By Megan McArdle
I got a lot of responses to my views on the varied uses of inflation statistics, but one popped up over and over: “OK, I can see why the Fed would pay less attention to food and energy than to the broader price index, but the government still shouldn’t use core inflation (excluding food and energy) to calculate cost-of-living adjustments."
This seems worth a quick note, because the government doesn’t use core inflation to calculate cost-of-living adjustments. The federal government uses the CPI-W, a consumer price index of inflation for urban wage earners and clerical workers. State governments can set their own, but I’m aware of none that are indexed to core inflation rather than a broader index.
Federal workers have their raises approved by Congress, which may reference any index it pleases but probably doesn’t look at core inflation, either. As for the private sector, the last available research I could find on cost-of-living adjustment indexes in union contracts dates to the mid-1980s, so I suspect that this isn’t a big issue for union workers, either.

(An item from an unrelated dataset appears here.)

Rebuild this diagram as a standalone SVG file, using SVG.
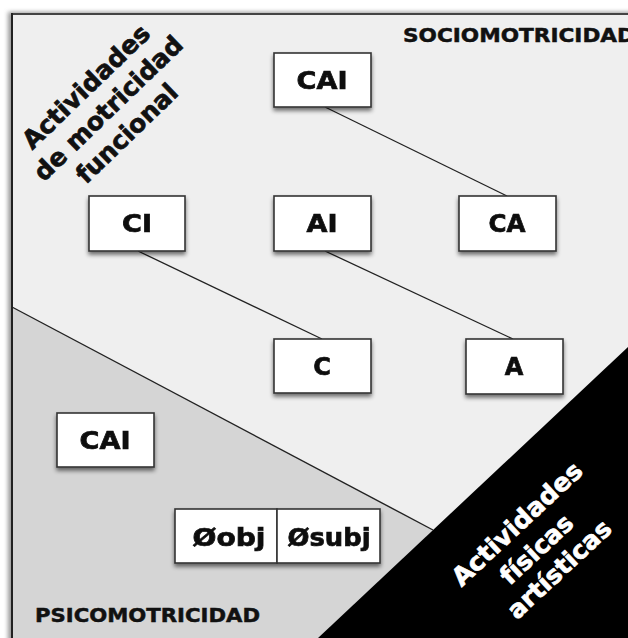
<svg xmlns="http://www.w3.org/2000/svg" width="628" height="638" viewBox="0 0 628 638">
  <style>
    .box { fill: #ffffff; stroke: #333333; stroke-width: 1.6; }
    .lbl { font-family: "DejaVu Sans", Verdana, sans-serif; font-weight: bold; font-size: 24px; fill: #111111; stroke: #111111; stroke-width: 0.7; text-anchor: middle; }
    .zone { font-family: "DejaVu Sans", Verdana, sans-serif; font-weight: bold; font-size: 19.5px; fill: #111111; stroke: #111111; stroke-width: 0.5; }
    .diag { font-family: "DejaVu Sans", Verdana, sans-serif; font-weight: bold; font-size: 25px; text-anchor: middle; stroke-width: 0.7; }
    .link { stroke: #222222; stroke-width: 1.3; fill: none; }
  </style>
  <defs>
    <filter id="shadow" x="-20%" y="-20%" width="140%" height="160%">
      <feGaussianBlur in="SourceAlpha" stdDeviation="2.2"/>
      <feOffset dx="0" dy="3" result="b"/>
      <feComponentTransfer><feFuncA type="linear" slope="0.55"/></feComponentTransfer>
      <feMerge><feMergeNode/><feMergeNode in="SourceGraphic"/></feMerge>
    </filter>
    <filter id="frameShadow" x="-5%" y="-5%" width="110%" height="110%">
      <feGaussianBlur stdDeviation="2"/>
    </filter>
  </defs>

  <!-- page -->
  <rect x="0" y="0" width="628" height="638" fill="#ffffff"/>

  <!-- frame shadow and areas -->
  <rect x="8" y="12" width="640" height="640" fill="#9a9a9a" filter="url(#frameShadow)"/>
  <rect x="12" y="14" width="620" height="630" fill="#efefef"/>
  <polygon points="12,307 433,530 318,638 12,638" fill="#d5d5d5"/>
  <line x1="12" y1="307" x2="433" y2="530" stroke="#222222" stroke-width="1.4"/>
  <polygon points="628,347 628,638 318,638" fill="#000000"/>
  <line x1="11" y1="14" x2="628" y2="14" stroke="#444444" stroke-width="2"/>
  <line x1="12" y1="13" x2="12" y2="638" stroke="#222222" stroke-width="2"/>

  <!-- zone labels -->
  <text class="zone" x="403" y="42" textLength="232" lengthAdjust="spacingAndGlyphs">SOCIOMOTRICIDAD</text>
  <text class="zone" x="35" y="622" textLength="225" lengthAdjust="spacingAndGlyphs">PSICOMOTRICIDAD</text>

  <g id="label-motricidad-funcional" transform="translate(108,108) rotate(-44)">
    <text class="diag" fill="#111111" stroke="#111111" x="-1" y="-22" textLength="166" lengthAdjust="spacingAndGlyphs">Actividades</text>
    <text class="diag" fill="#111111" stroke="#111111" x="0" y="9">de motricidad</text>
    <text class="diag" fill="#111111" stroke="#111111" x="-4" y="40">funcional</text>
  </g>

  <g id="label-artisticas" transform="translate(540,547) rotate(-43)">
    <text class="diag" fill="#ffffff" stroke="#ffffff" x="-1" y="-24" textLength="168" lengthAdjust="spacingAndGlyphs">Actividades</text>
    <text class="diag" fill="#ffffff" stroke="#ffffff" x="-4" y="8">físicas</text>
    <text class="diag" fill="#ffffff" stroke="#ffffff" x="-1" y="38">artísticas</text>
  </g>

  <!-- connectors -->
  <g id="connectors">
    <line class="link" x1="325" y1="107" x2="507" y2="196"/>
    <line class="link" x1="138" y1="251" x2="322" y2="339"/>
    <line class="link" x1="325" y1="251" x2="513" y2="339"/>
  </g>

  <!-- nodes -->
  <g id="node-cai-top" filter="url(#shadow)">
    <rect class="box" x="274" y="53" width="97" height="54"/>
    <text class="lbl" x="322" y="89" textLength="51" lengthAdjust="spacingAndGlyphs">CAI</text>
  </g>
  <g id="node-ci" filter="url(#shadow)">
    <rect class="box" x="89" y="196" width="96" height="55"/>
    <text class="lbl" x="137" y="232" textLength="30" lengthAdjust="spacingAndGlyphs">CI</text>
  </g>
  <g id="node-ai" filter="url(#shadow)">
    <rect class="box" x="274" y="196" width="97" height="55"/>
    <text class="lbl" x="322" y="232" textLength="31" lengthAdjust="spacingAndGlyphs">AI</text>
  </g>
  <g id="node-ca" filter="url(#shadow)">
    <rect class="box" x="459" y="196" width="97" height="55"/>
    <text class="lbl" x="507" y="232" textLength="37" lengthAdjust="spacingAndGlyphs">CA</text>
  </g>
  <g id="node-c" filter="url(#shadow)">
    <rect class="box" x="274" y="339" width="97" height="54"/>
    <text class="lbl" x="322" y="375">C</text>
  </g>
  <g id="node-a" filter="url(#shadow)">
    <rect class="box" x="466" y="339" width="97" height="55"/>
    <text class="lbl" x="514" y="375">A</text>
  </g>
  <g id="node-cai-bottom" filter="url(#shadow)">
    <rect class="box" x="57" y="413" width="97" height="54"/>
    <text class="lbl" x="105" y="449" textLength="51" lengthAdjust="spacingAndGlyphs">CAI</text>
  </g>
  <g id="node-obj-subj" filter="url(#shadow)">
    <rect class="box" x="175" y="509" width="102" height="54"/>
    <rect class="box" x="277" y="509" width="103" height="54"/>
    <text class="lbl" x="229" y="546" textLength="73" lengthAdjust="spacingAndGlyphs">Øobj</text>
    <text class="lbl" x="329" y="546" textLength="83" lengthAdjust="spacingAndGlyphs">Øsubj</text>
  </g>
</svg>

Nonetheless, this belief seems to be incredibly widespread. I’m not sure why, though I can guess at two reasons from the e-mails I’ve gotten.
One is the mistaken belief that there is an “official inflation rate” used by all agencies for all purposes. This is incorrect. All the inflation rates we have are “official rates”; there’s not one that’s more official than the other.
The other is that food and energy loom disproportionately large in the budgets of retirees. They’ve already acquired a lot of stuff, so they’re less apt to get excited about fantastic deals on television sets and furniture manufactured in China. On the other hand, they buy food and gas and medicine every month. When they see how much those expenses carve out of their income, they think “My income is not keeping up,” and the idea that the government is using the wrong inflation index seems like a reasonable explanation for why it’s so hard to make their money stretch.
But however compelling this explanation may seem, it’s wrong. The government knows about food and oil prices. And it’s taking them into account when it calculates your Social Security check.